Public health dept data: Children form 10 per cent of Maharashtra’s leprosy pool
Leprosy is an infectious disease caused by mycobacteria laprae that affects skin and can lead to physical deformity and disfigurement.
While India declared itself leprosy free in 2005 – meaning leprosy cases were less than one per 10,000 people – in the past few years, the number of cases have risen across the country.
Even as the Union Health Ministry’s deadline to eliminate leprosy across the country by 2018 approaches, in Maharashtra alone, children account for 10.11 per cent of the state’s total leprosy burden, indicating that the bacterial infection is still spreading among children.
Leprosy is an infectious disease caused by mycobacteria laprae that affects skin and can lead to physical deformity and disfigurement.
Data from the state public health department shows that till March 2018, 1,624 children were diagnosed with leprosy, of the total pool of 16,065 patients in the state.
Of them, in 27 per cent of the infected children, the disease has progressed into multi-bacillary, a condition where there are more than five skin lesions on the body.
While India declared itself leprosy free in 2005 – meaning leprosy cases were less than one per 10,000 people – in the past few years, the number of cases have risen across the country. The World Health Organisation has set a deadline for 2020 to completely eliminate deformities due to leprosy among children. But with newer cases coming up, experts believe the target may be hard to achieve for India.
Dr Atul Shah, a plastic surgeon in Nanavati hospital who treats deformities arising out of leprosy, said it is necessary for the government to actively find the hidden leprosy population.
“The disability proportion has gone up, which means diagnosis is happening much later,” he said. Shah said he still gets children with leprosy at a stage when they develop deformity. “Patients also ignore the lesions until disability happens,” he said.
Dr VV Pai, director at Bombay Leprosy Project, said: “What we need is active case finding to prevent late diagnosis or deformity.”
In the initial stages, the disease is identified as paucibacillary, with less than five skin lesions on body. In Maharashtra, 1,182 children have been identified with paucibacillary leprosy, forming 16.2 per cent of total paucibacillary burden in Maharashtra and 442 children (five per cent) have more than five lesions termed as multi-bacillary.
“In Mumbai, deformity cases are low. We found only six children with grade I, and three with grade II disability in the city at our centre.
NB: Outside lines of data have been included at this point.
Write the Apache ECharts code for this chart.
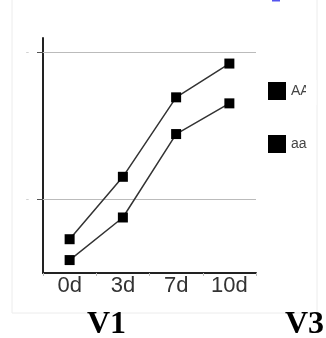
<!DOCTYPE html>
<html lang="en">
<head>
    <meta charset="UTF-8">
    <title>chart</title>
    <style>
        html, body {
            margin: 0;
            padding: 0;
            background: #fff;
        }

        #main {
            width: 326px;
            height: 338px;
        }
    </style>
</head>
<body>
<div id="main"></div>
<script src="https://cdn.jsdelivr.net/npm/echarts@6/dist/echarts.min.js"></script>
<script>
    // data
    const days = ['0d', '3d', '7d', '10d']
    const seriesNames = ['AA', 'aa']
    const valuesAA = [0.73, 1.155, 1.696, 1.926]
    const valuesaa = [0.588, 0.878, 1.446, 1.655]
    const gridValues = [1, 2]
    const panelLabels = ['V1', 'V3']

    let myChart = echarts.init(document.querySelector('#main'))

    let lineSeries = function (name, data) {
        return {
            name: name,
            type: 'line',
            data: data,
            symbol: 'rect',
            symbolSize: 10,
            itemStyle: {color: '#000'},
            lineStyle: {color: '#333', width: 1.5},
            z: 5
        }
    }

    let option = {
        animation: false,
        backgroundColor: '#fff',
        textStyle: {fontFamily: 'Liberation Sans'},
        grid: {left: 43, right: 70, top: 38, bottom: 65},
        legend: {
            orient: 'vertical',
            left: 268,
            top: 82,
            padding: 0,
            itemWidth: 18,
            itemHeight: 18,
            itemGap: 35,
            icon: 'rect',
            itemStyle: {color: '#000'},
            textStyle: {fontSize: 14, color: '#444', fontFamily: 'Liberation Sans'},
            data: seriesNames
        },
        xAxis: {
            type: 'category',
            data: days,
            boundaryGap: true,
            axisLine: {lineStyle: {color: '#222', width: 2}},
            axisTick: {show: true, length: 3, inside: false, lineStyle: {color: '#bbb'}},
            axisLabel: {fontSize: 22, color: '#333', margin: 2, fontFamily: 'Liberation Sans'}
        },
        yAxis: {
            type: 'value',
            min: 0.5,
            max: 2.1,
            splitLine: {show: false},
            axisLine: {show: true, lineStyle: {color: '#222', width: 2}},
            axisTick: {show: true, length: 6, customValues: gridValues, lineStyle: {color: '#555'}},
            axisLabel: {
                show: true,
                customValues: gridValues,
                formatter: () => '-',
                color: '#ccc',
                fontSize: 10,
                margin: 14
            }
        },
        series: [
            Object.assign(lineSeries(seriesNames[0], valuesAA), {
                markLine: {
                    silent: true,
                    symbol: 'none',
                    label: {show: false},
                    lineStyle: {color: '#bbb', type: 'solid', width: 1},
                    data: gridValues.map(v => ({yAxis: v}))
                }
            }),
            lineSeries(seriesNames[1], valuesaa)
        ],
        graphic: [
            {
                type: 'rect',
                shape: {x: 12, y: -5, width: 305, height: 318},
                style: {fill: 'none', stroke: '#ececec', lineWidth: 1},
                z: -1
            },
            {
                type: 'rect',
                shape: {x: 306, y: 80, width: 10.5, height: 25},
                style: {fill: '#fff'},
                z: 100
            },
            {
                type: 'rect',
                shape: {x: 272, y: 0, width: 8, height: 1.5},
                style: {fill: '#5555ee'},
                z: 100
            },
            {
                type: 'text',
                left: 87,
                top: 309,
                style: {
                    text: panelLabels[0],
                    font: 'bold 32px "Liberation Serif"',
                    fill: '#000'
                }
            },
            {
                type: 'text',
                left: 285,
                top: 309,
                style: {
                    text: panelLabels[1],
                    font: 'bold 32px "Liberation Serif"',
                    fill: '#000'
                }
            }
        ]
    }
    myChart.setOption(option)
</script>
</body>
</html>
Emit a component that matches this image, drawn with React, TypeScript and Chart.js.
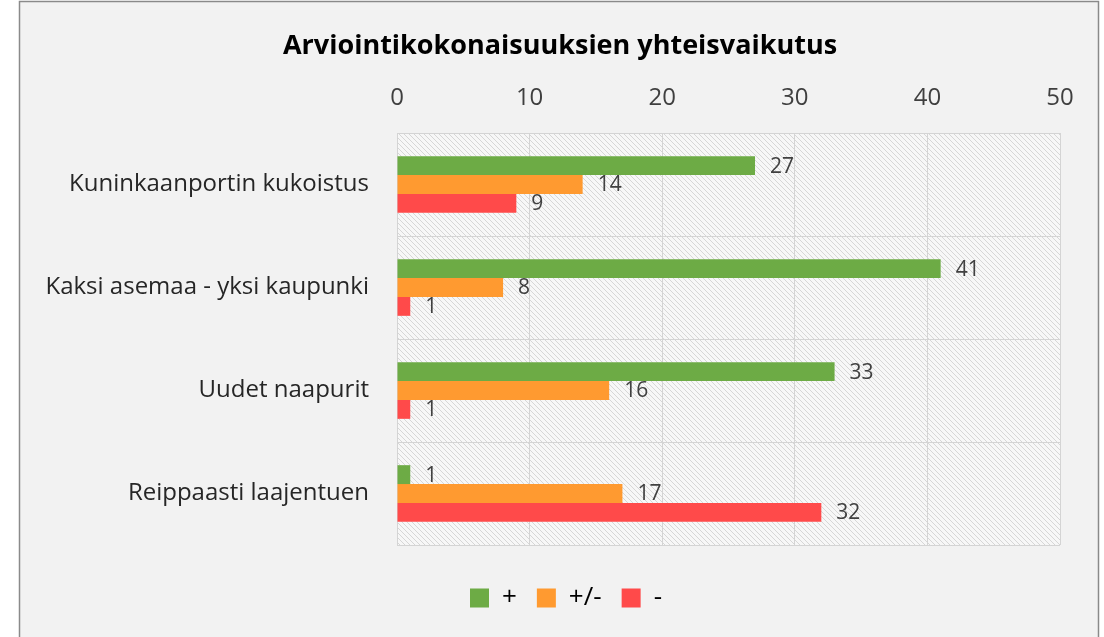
import React, { useEffect, useRef } from "react";
import { Chart, registerables } from "chart.js";

Chart.register(...registerables);

const categories = [
  "Kuninkaanportin kukoistus",
  "Kaksi asemaa - yksi kaupunki",
  "Uudet naapurit",
  "Reippaasti laajentuen",
];
const seriesNames = ["+", "+/-", "-"];
const plusValues = [27, 41, 33, 1];
const neutralValues = [14, 8, 16, 17];
const minusValues = [9, 1, 1, 32];
const seriesColors = ["#6dab45", "#ff9a30", "#ff4a4a"];
const xTicks = [0, 10, 20, 30, 40, 50];
const titleText = "Arviointikokonaisuuksien yhteisvaikutus";

const FONT = "'Open Sans', sans-serif";

function makePattern(): CanvasPattern | string {
  const c = document.createElement("canvas");
  const s = 5;
  c.width = s;
  c.height = s;
  const g = c.getContext("2d");
  if (!g) return "#eeeeee";
  g.fillStyle = "#f7f7f7";
  g.fillRect(0, 0, s, s);
  g.strokeStyle = "#d6d6d6";
  g.lineWidth = 1;
  g.beginPath();
  g.moveTo(-1, -1);
  g.lineTo(s + 1, s + 1);
  g.moveTo(-1, s - 1);
  g.lineTo(1, s + 1);
  g.moveTo(s - 1, -1);
  g.lineTo(s + 1, 1);
  g.stroke();
  const p = g.createPattern(c, "repeat");
  return p || "#eeeeee";
}

export default function App() {
  const ref = useRef<HTMLCanvasElement | null>(null);

  useEffect(() => {
    if (!ref.current) return;
    const pattern = makePattern();

    const bgPlugin = {
      id: "bg",
      afterLayout(chart: any) {
        if (chart.legend) {
          chart.legend.left = 72;
        }
      },
      beforeDraw(chart: any) {
        const { ctx, chartArea } = chart;
        ctx.save();
        ctx.fillStyle = "#ffffff";
        ctx.fillRect(0, 0, chart.width, chart.height);
        ctx.fillStyle = "#f2f2f2";
        ctx.fillRect(19, 1, 1080, chart.height + 5);
        ctx.strokeStyle = "#8a8a8a";
        ctx.lineWidth = 1.5;
        ctx.strokeRect(19.5, 1.5, 1079, chart.height + 5);
        ctx.fillStyle = pattern;
        ctx.fillRect(chartArea.left, chartArea.top, chartArea.right - chartArea.left, chartArea.bottom - chartArea.top);
        ctx.fillStyle = "#000000";
        ctx.font = `bold 27px ${FONT}`;
        ctx.textAlign = "center";
        ctx.textBaseline = "middle";
        ctx.fillText(titleText, 560, 46);
        ctx.restore();
      },
    };

    const labelPlugin = {
      id: "valueLabels",
      afterDatasetsDraw(chart: any) {
        const { ctx } = chart;
        ctx.save();
        ctx.font = `21px ${FONT}`;
        ctx.fillStyle = "#404040";
        ctx.textAlign = "left";
        ctx.textBaseline = "middle";
        chart.data.datasets.forEach((ds: any, i: number) => {
          const meta = chart.getDatasetMeta(i);
          meta.data.forEach((bar: any, j: number) => {
            ctx.fillText(String(ds.data[j]), bar.x + 15, bar.y + 1);
          });
        });
        ctx.restore();
      },
    };

    const chart = new Chart(ref.current, {
      type: "bar",
      data: {
        labels: categories,
        datasets: [
          { label: seriesNames[0], data: plusValues, backgroundColor: seriesColors[0] },
          { label: seriesNames[1], data: neutralValues, backgroundColor: seriesColors[1] },
          { label: seriesNames[2], data: minusValues, backgroundColor: seriesColors[2] },
        ],
      },
      options: {
        indexAxis: "y",
        responsive: false,
        animation: false,
        layout: { padding: { left: 0, right: 44, top: 0, bottom: 16 } },
        datasets: {
          bar: { categoryPercentage: 0.55, barPercentage: 1 },
        },
        scales: {
          x: {
            position: "top",
            min: 0,
            max: 50,
            afterBuildTicks(scale: any) {
              scale.ticks = xTicks.map((v) => ({ value: v }));
            },
            afterFit(scale: any) {
              scale.height = 133;
            },
            ticks: {
              padding: 20,
              color: "#3f3f3f",
              font: { family: FONT, size: 24 },
            },
            grid: { color: "#d4d4d4", drawTicks: false },
            border: { display: false },
          },
          y: {
            afterFit(scale: any) {
              scale.width = 397;
            },
            ticks: {
              padding: 28,
              color: "#262626",
              font: { family: FONT, size: 24 },
            },
            grid: { color: "#d4d4d4", drawTicks: false, offset: true },
            border: { color: "#d4d4d4" },
          },
          gap: {
            type: "linear",
            position: "bottom",
            display: true,
            afterFit(scale: any) {
              scale.height = 20;
            },
            ticks: { display: false },
            grid: { display: false, drawTicks: false },
            border: { display: false },
          },
        },
        plugins: {
          legend: {
            position: "bottom",
            labels: {
              boxWidth: 19,
              boxHeight: 19,
              padding: 20,
              color: "#000000",
              font: { family: FONT, size: 26 },
            },
          },
          title: { display: false },
          tooltip: { enabled: false },
        },
      },
      plugins: [bgPlugin, labelPlugin],
    } as any);

    return () => chart.destroy();
  }, []);

  return (
    <div style={{ position: "fixed", left: 0, top: 0, width: 1104, height: 637 }}>
      <canvas ref={ref} width={1104} height={637} style={{ display: "block", width: 1104, height: 637 }} />
    </div>
  );
}
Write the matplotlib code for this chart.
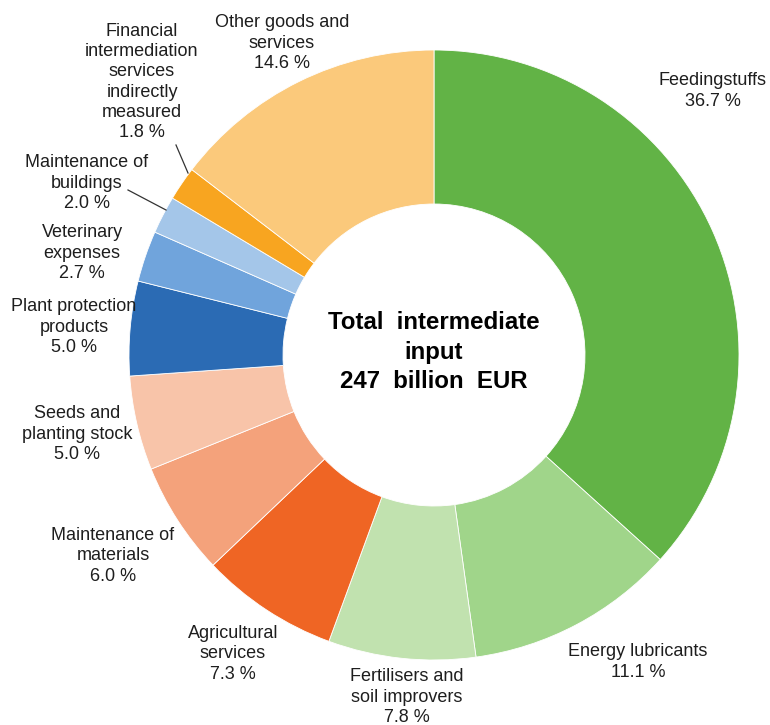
import matplotlib.pyplot as plt

plt.rcParams['font.family'] = ['Liberation Sans', 'DejaVu Sans']

# data, clockwise from 12 o'clock
labels = ['Feedingstuffs', 'Energy lubricants', 'Fertilisers and\nsoil improvers',
          'Agricultural\nservices', 'Maintenance of\nmaterials', 'Seeds and\nplanting stock',
          'Plant protection\nproducts', 'Veterinary\nexpenses', 'Maintenance of\nbuildings',
          'Financial\nintermediation\nservices\nindirectly\nmeasured', 'Other goods and\nservices']
shares = [36.7, 11.1, 7.8, 7.3, 6.0, 5.0, 5.0, 2.7, 2.0, 1.8, 14.6]
colors = ['#62B346', '#A0D58A', '#C1E2AF', '#EF6524', '#F4A27B', '#F8C4A9',
          '#2B6BB4', '#70A4DC', '#A4C6E9', '#F8A520', '#FBC97B']
center_text = 'Total  intermediate\ninput\n247  billion  EUR'

# label placement in pixels (x, y from top)
label_pos = [(713, 91), (638, 662), (407, 697), (233, 654), (113, 556), (77, 434),
             (74, 327), (82, 253), (87, 183), (142, 82), (282, 43)]
# leader lines for the two thin slices (text end -> slice)
leaders = {8: [(128, 190), (166, 210)], 9: [(176, 145), (188, 173)]}

W, H = 770, 725
cx, cy, R, hole = 434, 355, 305, 151

fig = plt.figure(figsize=(W / 100, H / 100), dpi=100)
ax = fig.add_axes([0, 0, 1, 1])

ax.pie(shares, colors=colors, startangle=90, counterclock=False,
       center=(cx, H - cy), radius=R, frame=True,
       wedgeprops=dict(width=R - hole, edgecolor='white', linewidth=0.6))
ax.set_xlim(0, W)
ax.set_ylim(0, H)
ax.set_aspect('equal')
ax.axis('off')

for lab, val, (x, y) in zip(labels, shares, label_pos):
    ax.text(x, H - y, '%s\n%.1f %%' % (lab, val), ha='center', va='center',
            fontsize=13, color='#1e1e1e', linespacing=1.26)

for k, pts in leaders.items():
    ax.plot([pts[0][0], pts[1][0]], [H - pts[0][1], H - pts[1][1]],
            color='#333333', lw=0.9)

ax.text(cx, H - 352, center_text, ha='center', va='center', fontsize=17.3,
        fontweight='bold', color='black', linespacing=1.38)

fig.savefig('out.png', dpi=100)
The deformity cases are much higher in tribal regions of Thane and Palghar,” Pai said.
His NGO has treated 866 leprosy patients between 2003 and 2017 and of them 55 were children.
An 11-year-old from Dombivali, now undergoing a multi-drug therapy at the centre, was diagnosed after a year-long delay in 2017 with clawed hands and skin lesions on her face, stomach, arms, thigh and hip. While her mother also had leprosy and was undergoing active treatment, she failed to identify her daughter’s symptoms.
“Her nerve damage was controlled but the lesions were huge on her body. Diagnosis was very late” Pai said. It takes six months to one year for a patient to develop deformities in the form of clawed hands and feet.
Across Maharashtra, the Directorate of Health Services has recorded 1,181 cases of disabilities among leprosy patients until March.
A slight dip in the number of children getting diagnosed with disabilities is encouraging. But doctors claim that screening programs need to be regular. From 2016-17 to 2017-18, number of leprosy cases among children dipped from 11 to 10.11 per cent. In 2014-15, 2,045 children, in 2015-16, 1,764 children and in 2017-18, 1,624 children have been diagnosed with leprosy in Maharashtra.
Rati Mishra, who is attached to the National Centre for Promotion of Employment for Disabled People, said there are 119 provisions under various acts in the Constitution that are discriminatory against leprosy patients.
“The funding for the program is low. We need more human resources to screen patients door-to-door as the social stigma demotivates patients from coming forward,” she said.